#### To do:
Exactly retype the lines from the top of the data through the line containing "30.8, 29.5, 29.2]", leaving out every picture.

#### Available records:
+++
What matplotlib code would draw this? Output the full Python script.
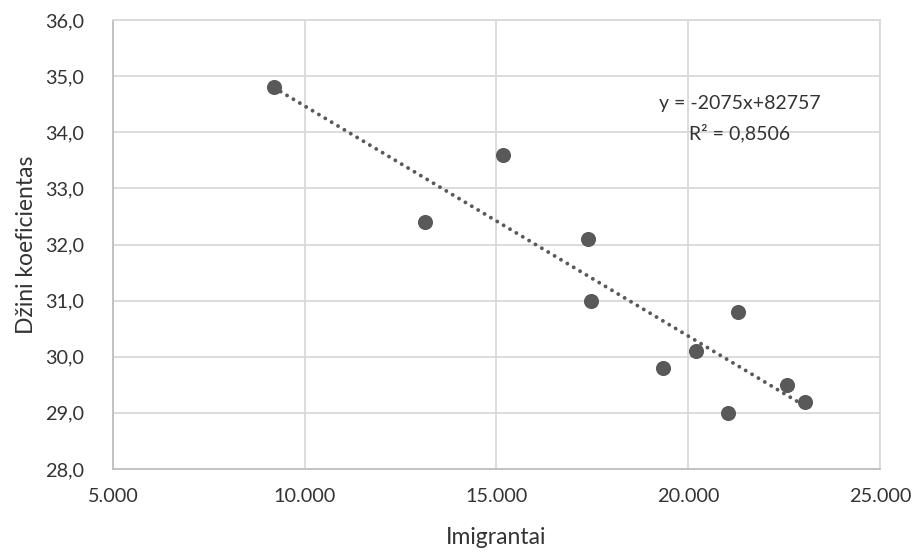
import numpy as np
import matplotlib
matplotlib.use("Agg")
import matplotlib.pyplot as plt
from matplotlib.ticker import FuncFormatter

# imigrantai (x) ir Džini koeficientas (y)
imigrantai = [9206, 13144, 15177, 17394, 17472, 19334, 20202, 21044, 21305, 22567, 23036]
dzini = [34.8, 32.4, 33.6, 32.1, 31.0, 29.8, 30.1, 29.0, 30.8, 29.5, 29.2]

x_ticks = [5000, 10000, 15000, 20000, 25000]
y_ticks = [28, 29, 30, 31, 32, 33, 34, 35, 36]
equation = "y = -2075x+82757"
r_squared = "R² = 0,8506"

plt.rcParams["font.family"] = ["Lato", "DejaVu Sans"]

grey = "#595959"
text_col = "#333333"

W, H = 920, 553
fig = plt.figure(figsize=(W / 100, H / 100), dpi=100)
ax = fig.add_axes([113 / W, 1 - 469 / H, 767 / W, 449 / H])

ax.scatter(imigrantai, dzini, s=118, color=grey, zorder=3, linewidths=0)

# linear trendline
x = np.array(imigrantai, dtype=float)
slope, intercept = np.polyfit(x, dzini, 1)
xs = np.array([x.min(), x.max()])
ax.plot(xs, slope * xs + intercept, color=grey, lw=2.8,
        linestyle=(0, (0.01, 1.9)), dash_capstyle="round", zorder=2)

ax.set_xlim(5000, 25000)
ax.set_ylim(28, 36)
ax.set_xticks(x_ticks)
ax.set_yticks(y_ticks)
ax.xaxis.set_major_formatter(FuncFormatter(lambda v, p: f"{int(v):,}".replace(",", ".")))
ax.yaxis.set_major_formatter(FuncFormatter(lambda v, p: f"{v:.1f}".replace(".", ",")))
ax.tick_params(axis="both", length=0, labelsize=14.3, labelcolor=text_col)
ax.tick_params(axis="y", pad=21)
ax.tick_params(axis="x", pad=14)

ax.grid(True, color="#d9d9d9", lw=1.3)
ax.set_axisbelow(True)
for side in ["top", "right"]:
    ax.spines[side].set_color("#d9d9d9")
    ax.spines[side].set_linewidth(1.3)
for side in ["left", "bottom"]:
    ax.spines[side].set_color("#bfbfbf")
    ax.spines[side].set_linewidth(1.3)

# axis titles
fig.text(496 / W, 1 - 538 / H, "Imigrantai", fontsize=16.5, color=text_col,
         ha="center", va="center")
fig.text(27 / W, 1 - 245 / H, "Džini koeficientas", fontsize=16.5, color=text_col,
         ha="center", va="center", rotation=90)

ax.text(0.8175, 1 - (103 - 20) / 449, equation, transform=ax.transAxes,
        ha="center", va="center", fontsize=14, color=text_col)
ax.text(0.8175, 1 - (133 - 20) / 449, r_squared, transform=ax.transAxes,
        ha="center", va="center", fontsize=14, color=text_col)

fig.savefig("out.png", dpi=100)
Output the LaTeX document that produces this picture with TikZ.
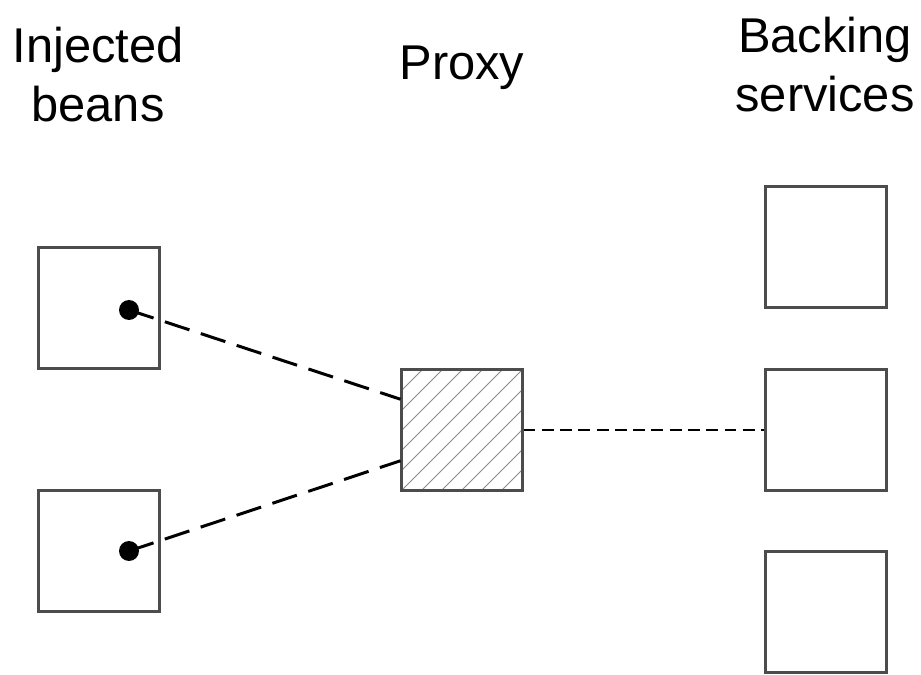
+++
#### Problem solution:
What matplotlib code would draw this? Output the full Python script.
import numpy as np
import matplotlib
matplotlib.use("Agg")
import matplotlib.pyplot as plt
from matplotlib.ticker import FuncFormatter

# imigrantai (x) ir Džini koeficientas (y)
imigrantai = [9206, 13144, 15177, 17394, 17472, 19334, 20202, 21044, 21305, 22567, 23036]
dzini = [34.8, 32.4, 33.6, 32.1, 31.0, 29.8, 30.1, 29.0, 30.8, 29.5, 29.2]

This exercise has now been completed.